- _Your goal_:
Only the lines from the top of the listing below to the line that has "350, 400, 450];" should be echoed, with both ends kept and pictures left out.

- _Provided data_:
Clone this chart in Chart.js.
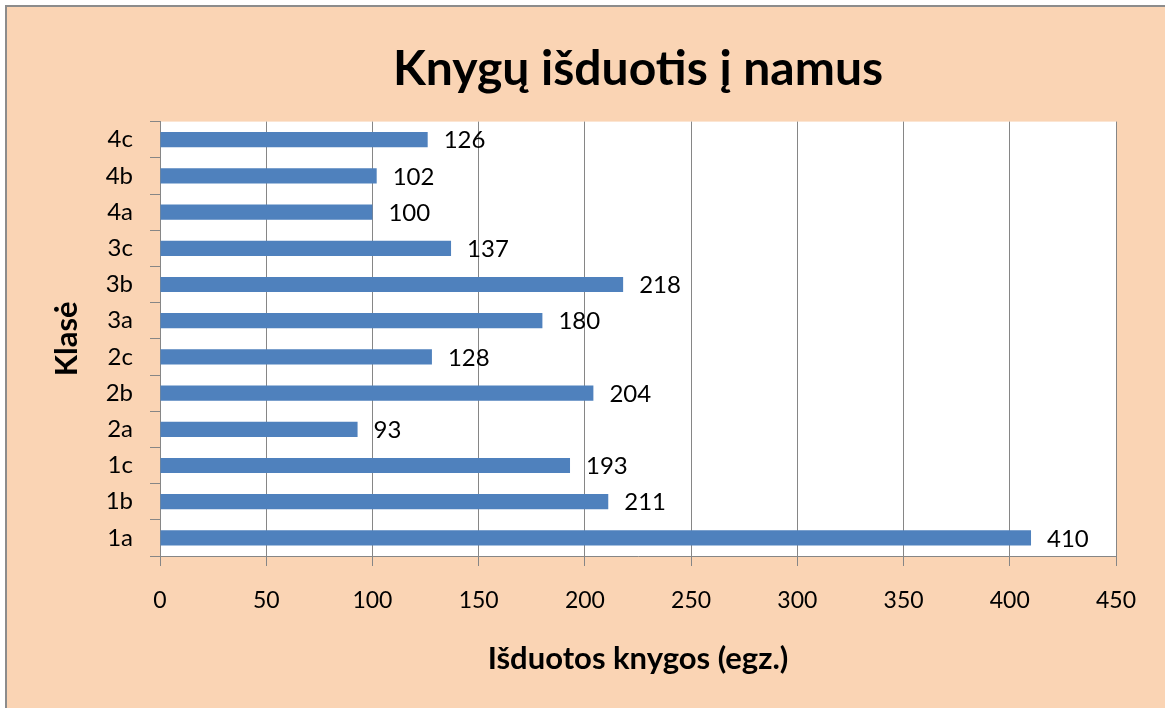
<!DOCTYPE html>
<html>
<head>
<meta charset="utf-8">
<script src="https://cdn.jsdelivr.net/npm/chart.js@4/dist/chart.umd.min.js"></script>
<style>
  body { margin: 0; background: #fff; }
  #wrap { position: relative; width: 1165px; height: 708px; overflow: hidden; background: #fff; }
  #frame {
    position: absolute; left: 5px; top: 5px; width: 1200px; height: 750px;
    border-top: 2px solid #8c8c8c; border-left: 2px solid #8c8c8c;
    background: #fad4b4;
  }
  #chart { position: absolute; left: 0; top: 0; }
</style>
</head>
<body>
<div id="wrap">
  <div id="frame"></div>
  <canvas id="chart" width="1165" height="708"></canvas>
</div>
<script>
// klasės ir išduotų knygų skaičius
var classes = ["1a", "1b", "1c", "2a", "2b", "2c", "3a", "3b", "3c", "4a", "4b", "4c"];
var booksIssued = [410, 211, 193, 93, 204, 128, 180, 218, 137, 100, 102, 126];
var xTicks = [0, 50, 100, 150, 200, 250, 300, 350, 400, 450];

var FONT = "Lato";
var GRID = "#868686";

// white plot area like the excel chart
var plotBg = {
  id: "plotBg",
  beforeDraw: function (chart) {
    var a = chart.chartArea, ctx = chart.ctx;
    ctx.save();
    ctx.fillStyle = "#ffffff";
    ctx.fillRect(a.left, a.top, a.right - a.left, a.bottom - a.top);
    ctx.restore();
  },
};

// value labels at the end of each bar (no datalabels plugin offline)
var valueLabels = {
  id: "valueLabels",
  afterDatasetsDraw: function (chart) {
    var ctx = chart.ctx;
    var meta = chart.getDatasetMeta(0);
    ctx.save();
    ctx.font = "24px " + FONT;
    ctx.fillStyle = "#000";
    ctx.textAlign = "left";
    ctx.textBaseline = "middle";
    meta.data.forEach(function (bar, i) {
      ctx.fillText(String(booksIssued[i]), bar.x + 16, bar.y + 1);
    });
    ctx.restore();
  },
};

new Chart("chart", {
  type: "bar",
  data: {
    labels: classes,
    datasets: [
      {
        data: booksIssued,
        backgroundColor: "#4f81bd",
        borderWidth: 0,
        barPercentage: 0.42,
        categoryPercentage: 1,
      },
    ],
  },
  options: {
    indexAxis: "y",
    responsive: false,
    animation: false,
    layout: { padding: { left: 8, right: 49, top: 0, bottom: 0 } },
    plugins: {
      legend: { display: false },
      tooltip: { enabled: false },
      title: {
        display: true,
        fullSize: false,
        text: "Knygų išduotis į namus",
        color: "#000",
        font: { family: FONT, size: 48, weight: "bold" },
        padding: { top: 41, bottom: 23 },
      },
    },
    scales: {
      x: {
        min: 0,
        max: 450,
        afterFit: function (s) { s.height = 152; },
        afterBuildTicks: function (s) {
          s.ticks = xTicks.map(function (v) { return { value: v }; });
        },
        grid: { color: GRID, tickColor: GRID, tickLength: 10, lineWidth: 1 },
        border: { color: GRID },
        ticks: { color: "#000", font: { family: FONT, size: 23 }, padding: 21 },
        title: {
          display: true,
          text: "Išduotos knygos (egz.)",
          color: "#000",
          font: { family: FONT, size: 31, weight: "bold" },
          padding: { top: 30, bottom: 30 },
        },
      },
      y: {
        reverse: true,
        afterFit: function (s) { s.width = 152; },
        grid: { drawOnChartArea: false, color: GRID, tickColor: GRID, tickLength: 10, offset: true },
        border: { color: GRID },
        ticks: { color: "#000", font: { family: FONT, size: 24 }, padding: 17 },
        title: {
          display: true,
          text: "Klasė",
          color: "#000",
          font: { family: FONT, size: 31, weight: "bold" },
          padding: { top: 40, bottom: 40 },
        },
      },
    },
  },
  plugins: [plotBg, valueLabels],
});
</script>
</body>
</html>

- _In response_:
Clone this chart in Chart.js.
<!DOCTYPE html>
<html>
<head>
<meta charset="utf-8">
<script src="https://cdn.jsdelivr.net/npm/chart.js@4/dist/chart.umd.min.js"></script>
<style>
  body { margin: 0; background: #fff; }
  #wrap { position: relative; width: 1165px; height: 708px; overflow: hidden; background: #fff; }
  #frame {
    position: absolute; left: 5px; top: 5px; width: 1200px; height: 750px;
    border-top: 2px solid #8c8c8c; border-left: 2px solid #8c8c8c;
    background: #fad4b4;
  }
  #chart { position: absolute; left: 0; top: 0; }
</style>
</head>
<body>
<div id="wrap">
  <div id="frame"></div>
  <canvas id="chart" width="1165" height="708"></canvas>
</div>
<script>
// klasės ir išduotų knygų skaičius
var classes = ["1a", "1b", "1c", "2a", "2b", "2c", "3a", "3b", "3c", "4a", "4b", "4c"];
var booksIssued = [410, 211, 193, 93, 204, 128, 180, 218, 137, 100, 102, 126];
var xTicks = [0, 50, 100, 150, 200, 250, 300, 350, 400, 450];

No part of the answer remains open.